Booms and Controversy
During the 1980s, downtown construction soared. It literally reached its height with the construction of the Columbia Seafirst Center at 701 Fifth Avenue. The 76-story building remains the tallest in the city. The construction boom spurred a reaction when, in 1989, voters passed the Citizens' Alternative Plan (CAP) Initiative, which limited the height of downtown buildings to 30 stories. This was repealed by the City in 2006.
During the 1990s, controversy continued to bubble around downtown development. The closing of Frederick & Nelson's, a major department store, spurred concerns about urban decay in the area around its historic location at Pine Street and 5th Avenue. Pine Street between 4th and 5th avenues had been closed to vehicular traffic as part of Westlake Mall, a triangular pedestrian area in front of Westlake Center. Nordstrom, another leading department store, agreed to remodel and move into the Frederick & Nelson building, but only if Pine Street were reopened to traffic.
Despite charges that the city was favoring moneyed downtown interests, voters agreed to reopen the street. A resulting development spree led to such upscale firms as Nike Town and Planet Hollywood locating in the area along 6th Avenue. Despite the apparent success of this redevelopment effort, criticism resurfaced concerning City financing of a garage as part of the Nordstrom package.
Culture and a "Cool" Place to Live
In addition to commercial development, several major cultural institutions have built downtown, including the Seattle Art Museum at 1st Avenue and University Street, and the Seattle Symphony's Benaroya Hall at 3rd Avenue and University Street. Also, several downtown theaters have been revitalized during the 1990s.
During the decade, residential development accelerated, creating thousands of new condo and apartment units in downtown and the Denny Regrade. This resulted partly from the city policy, under Mayor Norm Rice, of focusing residential space near jobs and amenities. Rice's "urban village" concept for the South Lake Union area was tested in the mid-1990s when voters twice rejected plans for a "Seattle Commons" development featuring a vast park, new housing, and high-tech research and manufacturing campuses.

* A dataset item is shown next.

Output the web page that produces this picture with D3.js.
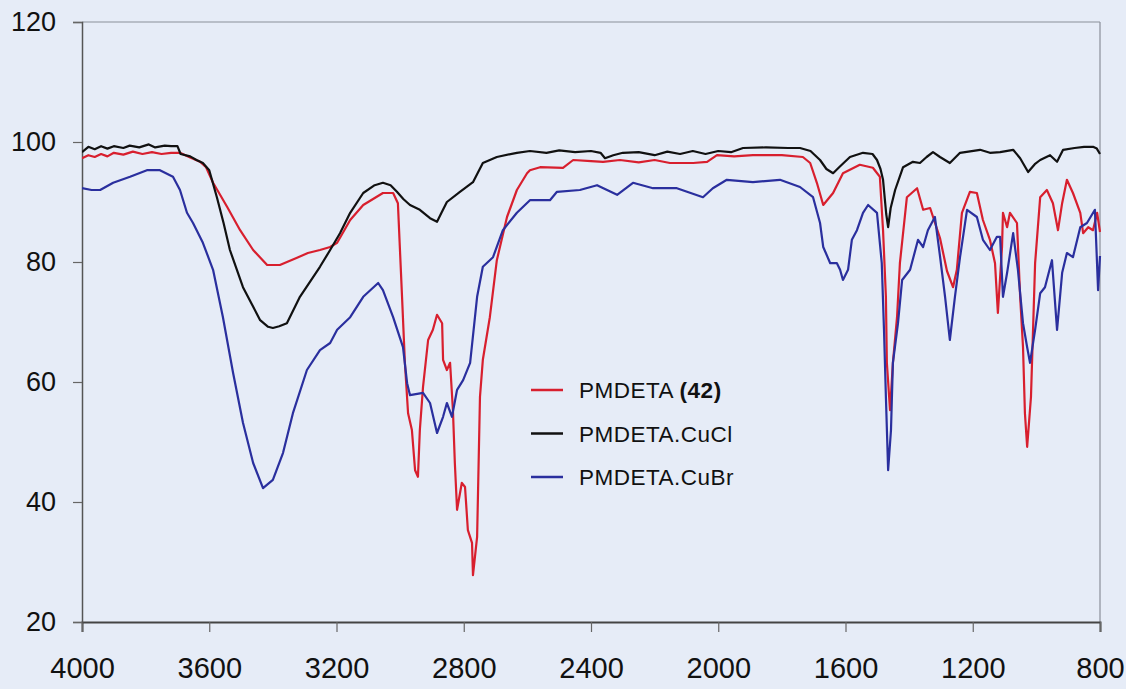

The policy of urban "densification" continued under Mayor Paul Schell and has intensified under his successor, Greg Nickels, since 2002. Mayor Nickels lifted the downtown CAP, supported an expanded Monorail system, advocated replacement of the Alaska Way Viaduct with a tunnel to reconnect downtown with the waterfront, and promoted construction of a streetcar line on Westlake Ave. The latter is intended to stimulate development of the so-called "Denny Triangle" and South Lake Union, where Paul Allen's Vulcan group has invested tens of millions of dollars in residential and commercial development similar to that envisioned in the "Seattle Commons" plan (which Allen supported).
Critics have complained that the number of affordable or low-income residential units has declined because the new buildings are, as a rule, too expensive for working and middle class residents. This, combined with concerns about the City's treatment of street people, has perpetuated controversy over a booming downtown at the end of the twentieth century.